**Aim of the task:**
Each line of the material must be repeated precisely, with the pictures left out.

::: Collected material :::

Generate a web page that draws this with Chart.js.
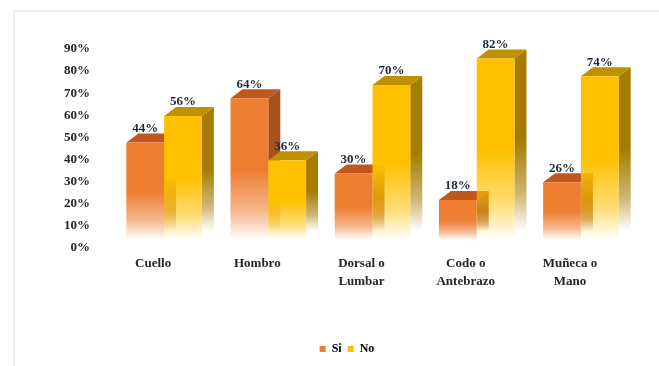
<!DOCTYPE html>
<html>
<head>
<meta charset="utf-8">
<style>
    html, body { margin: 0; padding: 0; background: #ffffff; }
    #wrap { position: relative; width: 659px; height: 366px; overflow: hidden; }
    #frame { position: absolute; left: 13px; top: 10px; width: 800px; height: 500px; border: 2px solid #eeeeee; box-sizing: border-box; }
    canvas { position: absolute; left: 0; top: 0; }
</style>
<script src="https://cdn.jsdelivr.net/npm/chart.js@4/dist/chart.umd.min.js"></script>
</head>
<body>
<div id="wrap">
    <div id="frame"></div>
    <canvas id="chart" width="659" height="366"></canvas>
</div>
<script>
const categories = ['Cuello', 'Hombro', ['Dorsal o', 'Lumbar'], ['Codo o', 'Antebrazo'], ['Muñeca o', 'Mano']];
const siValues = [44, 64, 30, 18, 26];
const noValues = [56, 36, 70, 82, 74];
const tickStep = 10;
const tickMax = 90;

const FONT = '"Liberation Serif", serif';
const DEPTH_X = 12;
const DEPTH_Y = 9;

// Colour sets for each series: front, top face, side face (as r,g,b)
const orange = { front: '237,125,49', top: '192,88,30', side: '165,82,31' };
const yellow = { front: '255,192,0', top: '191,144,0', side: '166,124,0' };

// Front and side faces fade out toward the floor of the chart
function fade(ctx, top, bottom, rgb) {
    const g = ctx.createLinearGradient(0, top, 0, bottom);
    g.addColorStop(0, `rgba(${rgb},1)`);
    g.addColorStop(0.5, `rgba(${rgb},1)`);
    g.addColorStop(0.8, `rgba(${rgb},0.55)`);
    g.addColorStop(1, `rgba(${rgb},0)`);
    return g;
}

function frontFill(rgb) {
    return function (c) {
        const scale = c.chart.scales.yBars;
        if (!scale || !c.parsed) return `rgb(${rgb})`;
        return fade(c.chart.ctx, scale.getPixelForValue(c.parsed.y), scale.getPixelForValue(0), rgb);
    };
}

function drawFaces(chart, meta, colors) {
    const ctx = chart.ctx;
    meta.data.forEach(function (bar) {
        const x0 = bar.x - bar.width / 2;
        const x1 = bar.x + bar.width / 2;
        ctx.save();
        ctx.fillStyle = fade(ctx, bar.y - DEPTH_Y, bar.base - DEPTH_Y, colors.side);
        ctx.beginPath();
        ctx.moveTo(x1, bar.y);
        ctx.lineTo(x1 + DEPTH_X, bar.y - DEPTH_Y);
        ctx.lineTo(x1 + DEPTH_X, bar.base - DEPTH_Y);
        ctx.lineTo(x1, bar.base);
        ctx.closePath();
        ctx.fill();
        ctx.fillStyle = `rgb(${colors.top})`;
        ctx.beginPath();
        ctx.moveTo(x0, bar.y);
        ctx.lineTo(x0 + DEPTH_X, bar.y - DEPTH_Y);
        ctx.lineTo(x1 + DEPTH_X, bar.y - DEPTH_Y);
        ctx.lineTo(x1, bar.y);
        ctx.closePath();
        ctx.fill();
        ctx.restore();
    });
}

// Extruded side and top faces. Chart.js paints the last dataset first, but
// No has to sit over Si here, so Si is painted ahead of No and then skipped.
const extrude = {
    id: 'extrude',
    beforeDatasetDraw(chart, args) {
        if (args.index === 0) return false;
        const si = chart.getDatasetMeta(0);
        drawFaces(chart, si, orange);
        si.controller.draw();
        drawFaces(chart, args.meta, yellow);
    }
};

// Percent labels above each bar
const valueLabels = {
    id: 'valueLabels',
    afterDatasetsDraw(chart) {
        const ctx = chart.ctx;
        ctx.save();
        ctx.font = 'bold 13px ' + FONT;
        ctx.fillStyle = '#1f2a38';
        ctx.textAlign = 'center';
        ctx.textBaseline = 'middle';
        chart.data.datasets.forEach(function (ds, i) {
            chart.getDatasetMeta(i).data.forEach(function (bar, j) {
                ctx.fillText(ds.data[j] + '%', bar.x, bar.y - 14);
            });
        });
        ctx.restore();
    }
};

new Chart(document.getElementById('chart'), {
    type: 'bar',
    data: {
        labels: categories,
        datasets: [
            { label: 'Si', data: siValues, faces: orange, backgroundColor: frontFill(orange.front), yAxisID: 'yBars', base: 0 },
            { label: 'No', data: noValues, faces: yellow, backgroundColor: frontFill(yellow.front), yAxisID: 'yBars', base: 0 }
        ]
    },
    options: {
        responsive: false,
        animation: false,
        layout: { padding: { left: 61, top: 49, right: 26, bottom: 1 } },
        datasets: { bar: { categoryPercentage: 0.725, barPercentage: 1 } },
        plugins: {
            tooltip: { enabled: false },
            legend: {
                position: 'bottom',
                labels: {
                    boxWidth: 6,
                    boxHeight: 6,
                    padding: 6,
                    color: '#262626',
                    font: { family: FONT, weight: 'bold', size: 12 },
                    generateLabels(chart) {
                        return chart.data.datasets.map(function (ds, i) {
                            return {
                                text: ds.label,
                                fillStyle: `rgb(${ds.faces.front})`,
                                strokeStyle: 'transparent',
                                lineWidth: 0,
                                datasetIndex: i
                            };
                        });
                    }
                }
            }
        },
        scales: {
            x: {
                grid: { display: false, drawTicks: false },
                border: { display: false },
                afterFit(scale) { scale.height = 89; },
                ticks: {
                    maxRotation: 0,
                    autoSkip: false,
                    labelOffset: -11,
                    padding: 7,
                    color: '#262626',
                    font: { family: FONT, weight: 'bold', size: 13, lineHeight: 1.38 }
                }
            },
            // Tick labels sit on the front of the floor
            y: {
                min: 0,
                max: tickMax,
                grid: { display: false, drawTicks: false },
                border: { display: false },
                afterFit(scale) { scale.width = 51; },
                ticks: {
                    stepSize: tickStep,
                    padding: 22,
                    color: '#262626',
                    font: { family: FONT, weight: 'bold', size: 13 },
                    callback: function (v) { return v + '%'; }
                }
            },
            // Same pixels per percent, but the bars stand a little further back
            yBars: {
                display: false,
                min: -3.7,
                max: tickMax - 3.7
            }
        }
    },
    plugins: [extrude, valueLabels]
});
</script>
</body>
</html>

:::

**Result of the task:**
Generate a web page that draws this with Chart.js.
<!DOCTYPE html>
<html>
<head>
<meta charset="utf-8">
<style>
    html, body { margin: 0; padding: 0; background: #ffffff; }
    #wrap { position: relative; width: 659px; height: 366px; overflow: hidden; }
    #frame { position: absolute; left: 13px; top: 10px; width: 800px; height: 500px; border: 2px solid #eeeeee; box-sizing: border-box; }
    canvas { position: absolute; left: 0; top: 0; }
</style>
<script src="https://cdn.jsdelivr.net/npm/chart.js@4/dist/chart.umd.min.js"></script>
</head>
<body>
<div id="wrap">
    <div id="frame"></div>
    <canvas id="chart" width="659" height="366"></canvas>
</div>
<script>
const categories = ['Cuello', 'Hombro', ['Dorsal o', 'Lumbar'], ['Codo o', 'Antebrazo'], ['Muñeca o', 'Mano']];
const siValues = [44, 64, 30, 18, 26];
const noValues = [56, 36, 70, 82, 74];
const tickStep = 10;
const tickMax = 90;

const FONT = '"Liberation Serif", serif';
const DEPTH_X = 12;
const DEPTH_Y = 9;

// Colour sets for each series: front, top face, side face (as r,g,b)
const orange = { front: '237,125,49', top: '192,88,30', side: '165,82,31' };
const yellow = { front: '255,192,0', top: '191,144,0', side: '166,124,0' };

// Front and side faces fade out toward the floor of the chart
function fade(ctx, top, bottom, rgb) {
    const g = ctx.createLinearGradient(0, top, 0, bottom);
    g.addColorStop(0, `rgba(${rgb},1)`);
    g.addColorStop(0.5, `rgba(${rgb},1)`);
    g.addColorStop(0.8, `rgba(${rgb},0.55)`);
    g.addColorStop(1, `rgba(${rgb},0)`);
    return g;
}

function frontFill(rgb) {
    return function (c) {
        const scale = c.chart.scales.yBars;
        if (!scale || !c.parsed) return `rgb(${rgb})`;
        return fade(c.chart.ctx, scale.getPixelForValue(c.parsed.y), scale.getPixelForValue(0), rgb);
    };
}

function drawFaces(chart, meta, colors) {
    const ctx = chart.ctx;
    meta.data.forEach(function (bar) {
        const x0 = bar.x - bar.width / 2;
        const x1 = bar.x + bar.width / 2;
        ctx.save();
        ctx.fillStyle = fade(ctx, bar.y - DEPTH_Y, bar.base - DEPTH_Y, colors.side);
        ctx.beginPath();
        ctx.moveTo(x1, bar.y);
        ctx.lineTo(x1 + DEPTH_X, bar.y - DEPTH_Y);
        ctx.lineTo(x1 + DEPTH_X, bar.base - DEPTH_Y);
        ctx.lineTo(x1, bar.base);
        ctx.closePath();
        ctx.fill();
        ctx.fillStyle = `rgb(${colors.top})`;
        ctx.beginPath();
        ctx.moveTo(x0, bar.y);
        ctx.lineTo(x0 + DEPTH_X, bar.y - DEPTH_Y);
        ctx.lineTo(x1 + DEPTH_X, bar.y - DEPTH_Y);
        ctx.lineTo(x1, bar.y);
        ctx.closePath();
        ctx.fill();
        ctx.restore();
    });
}

// Extruded side and top faces. Chart.js paints the last dataset first, but
// No has to sit over Si here, so Si is painted ahead of No and then skipped.
const extrude = {
    id: 'extrude',
    beforeDatasetDraw(chart, args) {
        if (args.index === 0) return false;
        const si = chart.getDatasetMeta(0);
        drawFaces(chart, si, orange);
        si.controller.draw();
        drawFaces(chart, args.meta, yellow);
    }
};

// Percent labels above each bar
const valueLabels = {
    id: 'valueLabels',
    afterDatasetsDraw(chart) {
        const ctx = chart.ctx;
        ctx.save();
        ctx.font = 'bold 13px ' + FONT;
        ctx.fillStyle = '#1f2a38';
        ctx.textAlign = 'center';
        ctx.textBaseline = 'middle';
        chart.data.datasets.forEach(function (ds, i) {
            chart.getDatasetMeta(i).data.forEach(function (bar, j) {
                ctx.fillText(ds.data[j] + '%', bar.x, bar.y - 14);
            });
        });
        ctx.restore();
    }
};

new Chart(document.getElementById('chart'), {
    type: 'bar',
    data: {
        labels: categories,
        datasets: [
            { label: 'Si', data: siValues, faces: orange, backgroundColor: frontFill(orange.front), yAxisID: 'yBars', base: 0 },
            { label: 'No', data: noValues, faces: yellow, backgroundColor: frontFill(yellow.front), yAxisID: 'yBars', base: 0 }
        ]
    },
    options: {
        responsive: false,
        animation: false,
        layout: { padding: { left: 61, top: 49, right: 26, bottom: 1 } },
        datasets: { bar: { categoryPercentage: 0.725, barPercentage: 1 } },
        plugins: {
            tooltip: { enabled: false },
            legend: {
                position: 'bottom',
                labels: {
                    boxWidth: 6,
                    boxHeight: 6,
                    padding: 6,
                    color: '#262626',
                    font: { family: FONT, weight: 'bold', size: 12 },
                    generateLabels(chart) {
                        return chart.data.datasets.map(function (ds, i) {
                            return {
                                text: ds.label,
                                fillStyle: `rgb(${ds.faces.front})`,
                                strokeStyle: 'transparent',
                                lineWidth: 0,
                                datasetIndex: i
                            };
                        });
                    }
                }
            }
        },
        scales: {
            x: {
                grid: { display: false, drawTicks: false },
                border: { display: false },
                afterFit(scale) { scale.height = 89; },
                ticks: {
                    maxRotation: 0,
                    autoSkip: false,
                    labelOffset: -11,
                    padding: 7,
                    color: '#262626',
                    font: { family: FONT, weight: 'bold', size: 13, lineHeight: 1.38 }
                }
            },
            // Tick labels sit on the front of the floor
            y: {
                min: 0,
                max: tickMax,
                grid: { display: false, drawTicks: false },
                border: { display: false },
                afterFit(scale) { scale.width = 51; },
                ticks: {
                    stepSize: tickStep,
                    padding: 22,
                    color: '#262626',
                    font: { family: FONT, weight: 'bold', size: 13 },
                    callback: function (v) { return v + '%'; }
                }
            },
            // Same pixels per percent, but the bars stand a little further back
            yBars: {
                display: false,
                min: -3.7,
                max: tickMax - 3.7
            }
        }
    },
    plugins: [extrude, valueLabels]
});
</script>
</body>
</html>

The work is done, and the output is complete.